What's more, that's me bashing the script despite not minding the twin brother. However I hurt my brain by thinking too hard about Loretta Devine's character. We're told that she was previously involved in another chain of urban legend killings, which sounds so implausible that it must surely be a clue... unless maybe she's just a returning character from the previous film?

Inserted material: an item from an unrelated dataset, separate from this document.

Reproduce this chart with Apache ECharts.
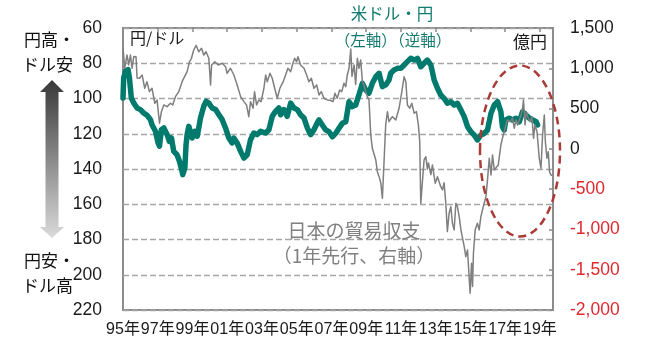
<!DOCTYPE html>
<html>
<head>
<meta charset="utf-8">
<script src="https://cdn.jsdelivr.net/npm/echarts@6/dist/echarts.min.js"></script>
<style>
  html, body { margin: 0; padding: 0; background: #ffffff; }
  #chart { width: 651px; height: 345px; }
</style>
</head>
<body>
<div id="chart"></div>
<script>
// USD/JPY (yen per dollar, left axis, inverted)
const usdJpyTime = [1995.00, 1995.04, 1995.14, 1995.29, 1995.37, 1995.48, 1995.62, 1995.81, 1996.00, 1996.19,
  1996.38, 1996.58, 1996.67, 1996.87, 1997.02, 1997.10, 1997.21, 1997.35, 1997.54, 1997.67,
  1997.79, 1997.92, 1998.11, 1998.25, 1998.40, 1998.44, 1998.56, 1998.63, 1998.69, 1998.79,
  1998.88, 1998.98, 1999.13, 1999.27, 1999.36, 1999.46, 1999.65, 1999.78, 1999.94, 2000.13,
  2000.33, 2000.52, 2000.71, 2000.90, 2001.09, 2001.28, 2001.38, 2001.57, 2001.77, 2001.96,
  2002.15, 2002.34, 2002.53, 2002.72, 2002.92, 2003.21, 2003.40, 2003.59, 2003.78, 2003.97,
  2004.07, 2004.26, 2004.45, 2004.65, 2004.84, 2005.03, 2005.22, 2005.42, 2005.61, 2005.80,
  2005.99, 2006.18, 2006.28, 2006.47, 2006.67, 2006.86, 2007.05, 2007.24, 2007.43, 2007.62,
  2007.82, 2008.01, 2008.20, 2008.39, 2008.58, 2008.78, 2008.97, 2009.16, 2009.35, 2009.55,
  2009.74, 2009.93, 2010.12, 2010.31, 2010.41, 2010.60, 2010.79, 2010.99, 2011.18, 2011.37,
  2011.56, 2011.76, 2011.95, 2012.14, 2012.33, 2012.52, 2012.72, 2012.91, 2013.10, 2013.29,
  2013.48, 2013.67, 2013.87, 2014.06, 2014.25, 2014.45, 2014.64, 2014.83, 2015.02, 2015.21,
  2015.40, 2015.60, 2015.79, 2015.98, 2016.18, 2016.37, 2016.56, 2016.65, 2016.75, 2016.84,
  2016.94, 2017.04, 2017.23, 2017.42, 2017.62, 2017.81, 2018.00, 2018.20, 2018.39, 2018.58,
  2018.78, 2018.86];
const usdJpyValue = [99.7, 88.4, 84.6, 83.6, 88.4, 99.7, 102.6, 105.4, 106.3, 108.2,
  109.5, 112, 114.9, 118.6, 125.2, 127.1, 117.7, 116.7, 120.5, 124.3,
  122.4, 130, 131.9, 135.6, 141.3, 143.2, 139.4, 126.2, 120.5, 115.8,
  114.9, 122.4, 118.6, 121.4, 116.7, 111.1, 104.4, 101.6, 102.6, 105.4,
  106.3, 109.2, 112, 116.7, 122.4, 125.2, 122.4, 125.2, 130, 133.8,
  131.9, 123.4, 119.6, 120.5, 118.6, 119.6, 117.7, 110.1, 107.3, 105.4,
  109.2, 106.3, 110.1, 102.6, 105.4, 106.3, 109.2, 111.1, 116.7, 120.5,
  117.7, 113.9, 112.2, 115, 117.9, 118.8, 121.7, 119.8, 116.9, 114.1,
  113.2, 101.8, 104.6, 103.7, 98, 91.4, 95.2, 97, 91.4, 87.6,
  85.7, 93.3, 92.3, 89.5, 85.7, 83.8, 82.9, 82.9, 81, 79.1,
  77.2, 78.2, 77.2, 82, 80, 78.2, 81, 89.5, 94.2, 98,
  99.9, 102.7, 101.8, 103.7, 102.7, 106.5, 110.3, 116, 118.8, 120.7,
  123.5, 120.7, 119.8, 117.9, 108.4, 103.7, 101.8, 102.7, 107.5, 116,
  117.9, 112.2, 111.2, 112.2, 111.2, 113.2, 107.5, 109.4, 111.2, 112.2,
  113.2, 115];

// Japan trade balance, 100 million yen, shifted one year ahead (right axis)
const tradeTime = [1995.00, 1995.10, 1995.23, 1995.33, 1995.43, 1995.52, 1995.62, 1995.75, 1995.81, 1995.95,
  1996.10, 1996.25, 1996.38, 1996.52, 1996.67, 1996.83, 1996.96, 1997.10, 1997.21, 1997.35,
  1997.54, 1997.73, 1997.86, 1998.02, 1998.21, 1998.40, 1998.50, 1998.69, 1998.83, 1998.94,
  1999.07, 1999.21, 1999.36, 1999.52, 1999.65, 1999.78, 1999.94, 2000.04, 2000.10, 2000.29,
  2000.48, 2000.71, 2000.90, 2000.99, 2001.19, 2001.38, 2001.57, 2001.77, 2001.96, 2002.11,
  2002.24, 2002.34, 2002.49, 2002.57, 2002.69, 2002.82, 2002.95, 2003.11, 2003.21, 2003.30,
  2003.46, 2003.59, 2003.73, 2003.88, 2004.03, 2004.22, 2004.36, 2004.49, 2004.65, 2004.78,
  2004.88, 2004.99, 2005.07, 2005.22, 2005.42, 2005.57, 2005.70, 2005.84, 2005.99, 2006.15,
  2006.28, 2006.41, 2006.57, 2006.76, 2006.95, 2007.09, 2007.20, 2007.33, 2007.47, 2007.59,
  2007.72, 2007.82, 2007.91, 2008.01, 2008.11, 2008.18, 2008.30, 2008.39, 2008.49, 2008.58,
  2008.68, 2008.78, 2008.87, 2008.97, 2009.06, 2009.16, 2009.26, 2009.35, 2009.55, 2009.64,
  2009.74, 2009.84, 2009.93, 2010.12, 2010.22, 2010.31, 2010.50, 2010.70, 2010.89, 2011.05,
  2011.18, 2011.28, 2011.37, 2011.51, 2011.62, 2011.76, 2011.89, 2012.00, 2012.08, 2012.11,
  2012.14, 2012.33, 2012.43, 2012.52, 2012.58, 2012.72, 2012.81, 2012.97, 2013.10, 2013.29,
  2013.39, 2013.48, 2013.58, 2013.67, 2013.77, 2013.87, 2013.96, 2014.06, 2014.16, 2014.25,
  2014.35, 2014.45, 2014.64, 2014.73, 2014.83, 2014.92, 2014.98, 2015.06, 2015.12, 2015.17,
  2015.27, 2015.40, 2015.50, 2015.60, 2015.69, 2015.79, 2015.89, 2015.98, 2016.08, 2016.18,
  2016.27, 2016.37, 2016.46, 2016.60, 2016.75, 2016.84, 2016.94, 2017.04, 2017.13, 2017.29,
  2017.42, 2017.52, 2017.62, 2017.71, 2017.81, 2017.91, 2018.00, 2018.05, 2018.14, 2018.21,
  2018.33, 2018.44, 2018.54, 2018.63, 2018.71, 2018.83, 2018.96, 2019.06, 2019.15, 2019.25,
  2019.31, 2019.40, 2019.48, 2019.55, 2019.63, 2019.71];
const tradeValue = [1260, 1000, 1165, 1041, 1165, 1000, 1145, 1144, 879, 876,
  917, 752, 834, 710, 752, 566, 607, 318, 462, 545,
  524, 566, 545, 648, 710, 834, 814, 958, 1082, 1124,
  1227, 1285, 1206, 1248, 1165, 1206, 1124, 793, 1041, 1082,
  1041, 1062, 1020, 938, 1000, 917, 793, 648, 586, 545,
  400, 586, 504, 710, 545, 607, 586, 752, 917, 834,
  938, 876, 752, 628, 752, 834, 917, 1000, 958, 1062,
  1124, 1082, 1144, 1041, 1000, 917, 834, 876, 752, 793,
  669, 710, 628, 607, 600, 586, 690, 628, 731, 710,
  814, 772, 917, 1000, 1240, 900, 1040, 800, 1124, 1000,
  1103, 834, 793, 710, 648, 607, 172, 7, -138, -283,
  -345, -427, -614, 297, 462, 338, 400, 359, 504, 710,
  896, 834, 545, 504, 566, 442, 462, 297, 90, -324,
  -675, -137, -97, -250, -175, -320, -200, -427, -345, -469,
  -510, -420, -675, -1027, -799, -717, -924, -1006, -675, -717,
  -841, -1006, -1213, -1337, -1255, -1585, -1792, -1420, -1709, -1296,
  -1006, -924, -1006, -841, -758, -675, -593, -386, -117, -324,
  -76, -262, -241, -200, 48, 131, 213, 297, 359, 337,
  380, 256, 359, 297, 359, 421, 504, 607, 297, 462,
  380, 337, 400, 131, 297, 213, -117, -241, 172, 421,
  90, -117, -35, -283, -324, -330];

// Axis ranges and tick labels
const yearTicks = [1995, 1997, 1999, 2001, 2003, 2005, 2007, 2009, 2011, 2013, 2015, 2017, 2019];
const yearLabels = ['95年', '97年', '99年', '01年', '03年', '05年', '07年', '09年', '11年', '13年', '15年', '17年', '19年'];
const xRange = [1995, 2019.75];
const leftRange = [60, 220];
const rightRange = [-2000, 1500];

const zip = (xs, ys) => xs.map((x, i) => [x, ys[i]]);

const TEAL = '#007a6c';
const GRAY = '#7f7f7f';
const FRAME = '#8c8c8c';
const NUM_FONT = '"Liberation Sans", "Noto Sans CJK JP", sans-serif';
const JP_FONT = '"Noto Sans CJK JP", "Liberation Sans", sans-serif';

function withCommas(v) {
  const n = Math.abs(v);
  const s = String(n).replace(/\B(?=(\d{3})+(?!\d))/g, ',');
  return (v < 0 ? '-' : '') + s;
}

const chart = echarts.init(document.getElementById('chart'), null, { renderer: 'canvas' });

const option = {
  animation: false,
  backgroundColor: '#ffffff',
  grid: {
    left: 123, right: 98, top: 28, bottom: 35,
    show: true, borderColor: FRAME, borderWidth: 2, backgroundColor: 'transparent'
  },
  xAxis: [
    {
      type: 'value', position: 'bottom',
      min: xRange[0], max: xRange[1], interval: 2,
      axisLine: { show: false }, axisTick: { show: false }, splitLine: { show: false },
      axisLabel: {
        showMinLabel: true, showMaxLabel: false,
        margin: 12, fontSize: 16, color: '#1a1a1a', fontFamily: NUM_FONT,
        formatter: v => {
          const i = yearTicks.indexOf(Math.round(v * 100) / 100);
          return i >= 0 ? yearLabels[i] : '';
        }
      }
    },
    {
      type: 'value', position: 'top',
      min: xRange[0], max: xRange[1], interval: 2,
      axisLine: { show: false }, splitLine: { show: false },
      axisLabel: { show: false },
      axisTick: { show: true, inside: true, length: 4, lineStyle: { color: FRAME, width: 1.5 } }
    }
  ],
  yAxis: [
    {
      type: 'value', position: 'left', inverse: true,
      min: leftRange[0], max: leftRange[1], interval: 20,
      axisLine: { show: false }, axisTick: { show: false },
      splitLine: { show: true, lineStyle: { color: '#a6a6a6', width: 1.3, type: [6, 3] } },
      axisLabel: { margin: 21, fontSize: 17.5, color: '#1a1a1a', fontFamily: NUM_FONT }
    },
    {
      type: 'value', position: 'right',
      min: rightRange[0], max: rightRange[1], interval: 500,
      axisLine: { show: false }, splitLine: { show: false },
      axisTick: { show: true, inside: true, length: 4, lineStyle: { color: FRAME, width: 1.5 } },
      axisLabel: {
        margin: 17, fontSize: 17.5, fontFamily: NUM_FONT,
        formatter: v => withCommas(v),
        color: v => (parseFloat(v) < 0 ? '#e0282d' : '#1a1a1a')
      }
    }
  ],
  series: [
    {
      name: '米ドル・円', type: 'line', xAxisIndex: 0, yAxisIndex: 0,
      data: zip(usdJpyTime, usdJpyValue),
      showSymbol: false, symbol: 'none', z: 3,
      lineStyle: { color: TEAL, width: 5.5, join: 'round', cap: 'round' }
    },
    {
      name: '日本の貿易収支', type: 'line', xAxisIndex: 0, yAxisIndex: 1,
      data: zip(tradeTime, tradeValue),
      showSymbol: false, symbol: 'none', z: 4,
      lineStyle: { color: GRAY, width: 1.5, join: 'round' }
    }
  ],
  graphic: [
    // up/down gradient arrow on the left
    {
      type: 'polygon', z: 10,
      shape: { points: [[52, 80], [64, 92], [58.5, 92], [58.5, 227], [64, 227], [52, 238], [40, 227], [45.5, 227], [45.5, 92], [40, 92]] },
      style: {
        fill: new echarts.graphic.LinearGradient(0, 0, 0, 1, [
          { offset: 0, color: '#383838' },
          { offset: 1, color: '#dadada' }
        ])
      }
    },
    { type: 'text', left: 24, top: 31, z: 10, style: { text: '円高・', font: '17px ' + JP_FONT, fill: '#111' } },
    { type: 'text', left: 22, top: 56, z: 10, style: { text: 'ドル安', font: '17px ' + JP_FONT, fill: '#111' } },
    { type: 'text', left: 24, top: 252, z: 10, style: { text: '円安・', font: '17px ' + JP_FONT, fill: '#111' } },
    { type: 'text', left: 22, top: 277, z: 10, style: { text: 'ドル高', font: '17px ' + JP_FONT, fill: '#111' } },
    // in-plot captions
    { type: 'text', left: 130, top: 30, z: 10, style: { text: '円/ドル', font: '16px ' + JP_FONT, fill: '#1a1a1a' } },
    { type: 'text', left: 513, top: 33, z: 10, style: { text: '億円', font: '17px ' + JP_FONT, fill: '#1a1a1a' } },
    { type: 'text', x: 392, y: 14, z: 10, style: { text: '米ドル・円', font: '16.5px ' + JP_FONT, fill: '#127a6f', align: 'center', verticalAlign: 'middle' } },
    { type: 'text', x: 393, y: 40, z: 10, style: { text: '（左軸）（逆軸）', font: '15.5px ' + JP_FONT, fill: '#127a6f', align: 'center', verticalAlign: 'middle' } },
    { type: 'text', x: 354, y: 231, z: 10, style: { text: '日本の貿易収支', font: '19px ' + JP_FONT, fill: '#808080', align: 'center', verticalAlign: 'middle' } },
    { type: 'text', x: 354, y: 256, z: 10, style: { text: '（1年先行、右軸）', font: '19px ' + JP_FONT, fill: '#808080', align: 'center', verticalAlign: 'middle' } },
    // dashed highlight around the recent period
    {
      type: 'ellipse', z: 20,
      shape: { cx: 520, cy: 151, rx: 40, ry: 85.5 },
      style: { fill: 'none', stroke: '#a93a36', lineWidth: 2.5, lineDash: [8, 5] }
    }
  ]
};

chart.setOption(option);
</script>
</body>
</html>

However that said, there's a lot here to like in their use of "a film within a film". The contrast between reality and fiction is specifically addressing film and TV, with security cameras, movie reels and a blurring of the usual lines between them. People criticise a killing as if it's fictional. "Not enough blood." Plot points depend on hearing a real scream over the sound of staged screams. There's also some fun juxtaposition at the end, as the characters find themselves walking across movie sets with aliens on a Star Trek spaceship, or a Dracula-style cemetery with spooky trees and tombstones. I genuinely like all the layers in this, even if the results are regrettable when it comes to giving a damn about the plot.
OTHER STUFF
The cast's quite good. Morrison is likeable, while furthermore you'll also see Eva Mendes from before she got famous. Her career here is still at the early stage of Children of the Corn V: Fields of Terror, but she's good enough that the director rewrote to expand her screen time. Meanwhile Hart Bochner is quite good if you hang around to find out, while the two make-up nerds are amusing comic relief.
Worst thing in the movie: the laughable acting in the student films. I don't care if that's what student films really look like. It's still annoying.
Overall: cheeky and more intelligent than it's generally taken for. It's been fashionable for years to decry the 'Scream'-inspired 1990s tradition of smart-alec horror, but I think it's refreshing to have a period when horror was trying to be a bit more witty and thoughtful, even if this produced one of the all-time worst decades for cinematic horror. I liked the Hitchcock homages, especially since it's alongside a love of Pam Grier blaxploitation. However on the downside, this is yet another much-hated slasher film with a story full of plot holes and a heroine with a dull backstory who never goes to the police. The suspense sequences are quite good, but the actual kills are often lacklustre. It also has a brief sex scene, but doesn't show tits. You'll like this one about as much as you want to like it, I think.
"You're going to hell for doubting George Lucas."